The UK Health and Safety Executive (HSE) has said that two offshore commercial divers, both of whom had worked for contractors in the North Sea, had lied about their experience. They, along with the director of a diving company, have been sanctioned.
HSE said they couldn’t be named, at request of Hampshire Police, but revealed that both divers were from the Portsmouth area.
The regulator received word in December 2022 that two divers were suspected of obtaining their closed diving bell qualifications without the right experience.
Police said their closed bell courses cost £15,000 each, and they’ve now been stripped of that without gaining a qualification. Further offences would lead to “severe consequences in the criminal courts”. To work in the UK as a saturation diver, they need an approved qualification from one of two dive schools globally which offer it – INPP in Marseille or the Commercial Dive Academy in Tasmania.

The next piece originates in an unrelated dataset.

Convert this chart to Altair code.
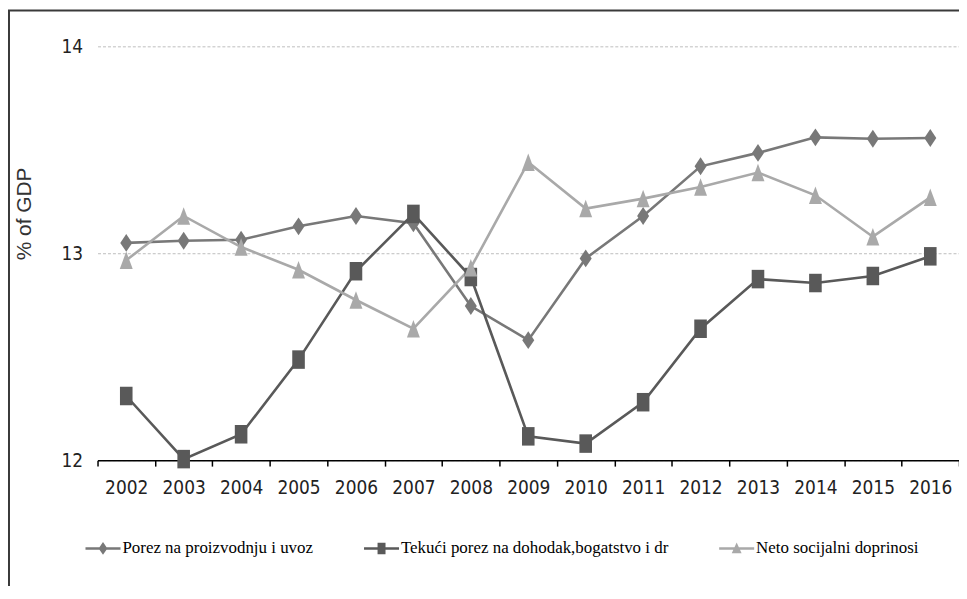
import altair as alt
import pandas as pd

years = ["2002", "2003", "2004", "2005", "2006", "2007", "2008", "2009",
         "2010", "2011", "2012", "2013", "2014", "2015", "2016"]
series_names = ["Porez na proizvodnju i uvoz",
                "Tekući porez na dohodak,bogatstvo i dr",
                "Neto socijalni doprinosi"]
porez = [13.05, 13.06, 13.065, 13.13, 13.18, 13.145, 12.745, 12.58,
         12.975, 13.18, 13.42, 13.485, 13.56, 13.553, 13.557]
tekuci = [12.31, 12.005, 12.125, 12.486, 12.913, 13.19, 12.885, 12.115,
          12.08, 12.28, 12.635, 12.875, 12.856, 12.89, 12.985]
neto = [12.966, 13.18, 13.03, 12.92, 12.774, 12.635, 12.93, 13.44,
        13.216, 13.264, 13.32, 13.39, 13.28, 13.08, 13.27]
y_min, y_max = 12, 14
colors = ["#787878", "#595959", "#a9a9a9"]

rows = []
for name, vals in zip(series_names, [porez, tekuci, neto]):
    for yr, v in zip(years, vals):
        rows.append({"year": yr, "value": v, "series": name})
df = pd.DataFrame(rows)

NARROW = "Liberation Sans Narrow, DejaVu Sans Condensed, sans-serif"
SERIF = "Liberation Serif, Times New Roman, Noto Serif, DejaVu Serif, serif"

x_scale = alt.Scale(domain=years, paddingInner=0, paddingOuter=0)
y_scale = alt.Scale(domain=[y_min, y_max], nice=False, zero=False)

x_axis = alt.Axis(title=None, labelAngle=0, labelFont=NARROW, labelFontSize=19,
                  labelColor="#222222", labelPadding=13, tickBand="extent",
                  tickSize=6, tickColor="#000000", tickWidth=1.5,
                  domainColor="#000000", domainWidth=1.5, grid=False)
y_axis = alt.Axis(tickCount=2, format="d", title="% of GDP",
                  labelFont=NARROW, labelFontSize=19, labelColor="#222222",
                  labelPadding=15, ticks=False, domain=False, labelOverlap=False,
                  grid=True, gridColor="#bdbdbd", gridDash=[3, 2], gridWidth=1,
                  titleFont="Liberation Sans, Arial, sans-serif", titleFontSize=21,
                  titleFontWeight="normal", titleColor="#333333",
                  titleAngle=270, titleX=-73, titleY=168,
                  titleAlign="center", titleBaseline="middle")

# separately ordered scales for stroke / fill so their hidden legends
# do not merge with the visible colour+shape legend
stroke_dom = [series_names[2], series_names[1], series_names[0]]
stroke_rng = [colors[2], colors[1], colors[0]]
fill_dom = [series_names[1], series_names[0], series_names[2]]
fill_rng = [colors[1], colors[0], colors[2]]

lines = alt.Chart(df).mark_line(strokeWidth=2.6).encode(
    x=alt.X("year:O", scale=x_scale, axis=x_axis),
    y=alt.Y("value:Q", scale=y_scale, axis=y_axis),
    stroke=alt.Stroke("series:N", scale=alt.Scale(domain=stroke_dom, range=stroke_rng),
                      legend=None),
    order=alt.Order("year:O"),
)

point_shapes = ["M0,-1L0.67,0L0,1L-0.67,0Z",
                "M-0.68,-1H0.68V1H-0.68Z",
                "M0,-1L0.74,1L-0.74,1Z"]
point_sizes = [324, 346, 310]
point_layers = []
for name, shp, sz in zip(series_names, point_shapes, point_sizes):
    point_layers.append(
        alt.Chart(df).transform_filter(alt.datum.series == name)
        .mark_point(shape=shp, size=sz, filled=True, opacity=1, strokeWidth=0)
        .encode(x=alt.X("year:O", scale=x_scale),
                y=alt.Y("value:Q", scale=y_scale),
                fill=alt.Fill("series:N",
                              scale=alt.Scale(domain=fill_dom, range=fill_rng),
                              legend=None))
    )

seg = "M-2.2,-0.16H2.2V0.16H-2.2Z "
legend_shapes = [seg + "M0,-0.8L0.55,0L0,0.8L-0.55,0Z",
                 seg + "M-0.5,-0.72H0.5V0.72H-0.5Z",
                 seg + "M0,-0.75L0.62,0.62L-0.62,0.62Z"]
legend_def = alt.Legend(title=None, orient="none", legendX=-3, legendY=496,
                        direction="horizontal", columns=3, padding=0,
                        labelFont=SERIF, labelFontSize=17,
                        labelColor="#000000", labelLimit=600,
                        symbolSize=256, symbolStrokeWidth=0, labelOffset=11,
                        columnPadding=50)
legend_layer = alt.Chart(df).transform_filter("datum.value < 0").mark_point(
    filled=True, opacity=1, strokeWidth=0
).encode(
    x=alt.X("year:O", scale=x_scale),
    y=alt.Y("value:Q", scale=y_scale),
    color=alt.Color("series:N", scale=alt.Scale(domain=series_names, range=colors),
                    legend=legend_def),
    shape=alt.Shape("series:N", scale=alt.Scale(domain=series_names, range=legend_shapes),
                    legend=legend_def),
)

frame_df = pd.DataFrame({"k": [0]})
frame_left = alt.Chart(frame_df).mark_rule(color="#3a3a3a", strokeWidth=2).encode(
    x=alt.value(-89), y=alt.value(-36), y2=alt.value(545))
frame_top = alt.Chart(frame_df).mark_rule(color="#3a3a3a", strokeWidth=2).encode(
    x=alt.value(-90), x2=alt.value(870), y=alt.value(-36))

chart = alt.layer(lines, *point_layers, legend_layer, frame_left, frame_top).properties(
    width=866, height=416,
    padding={"left": 90, "top": 37, "right": 0, "bottom": 125},
    autosize=alt.AutoSizeParams(type="none"),
    background="white",
).configure_view(stroke=None).configure_legend(labelFont=SERIF, labelFontSize=17)

chart.save("out.html", embed_options={"renderer": "svg", "actions": False})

HSE spoke to several UK diving contractors to find whether their claims were genuine.
The director of the diving company which has been sanctioned did not provide records – despite it being a legal requirement for two years after dives, and despite signing the logbook himself.
Inspectors then went to the locations where diving was claimed to have taken place. One diver had forged 10 dives at this location, signed by the director. The other diver only had records for 28 dives, one of which was deeper than 15 metres. He had claimed to have a total of 106 dives, 26 at a depth greater than 15m.
HSE worked with the fraud investigation team of Hampshire Police.
All three men admitted to false logbook entries. They received cautions for fraud by false representation under the Fraud Act of 2006.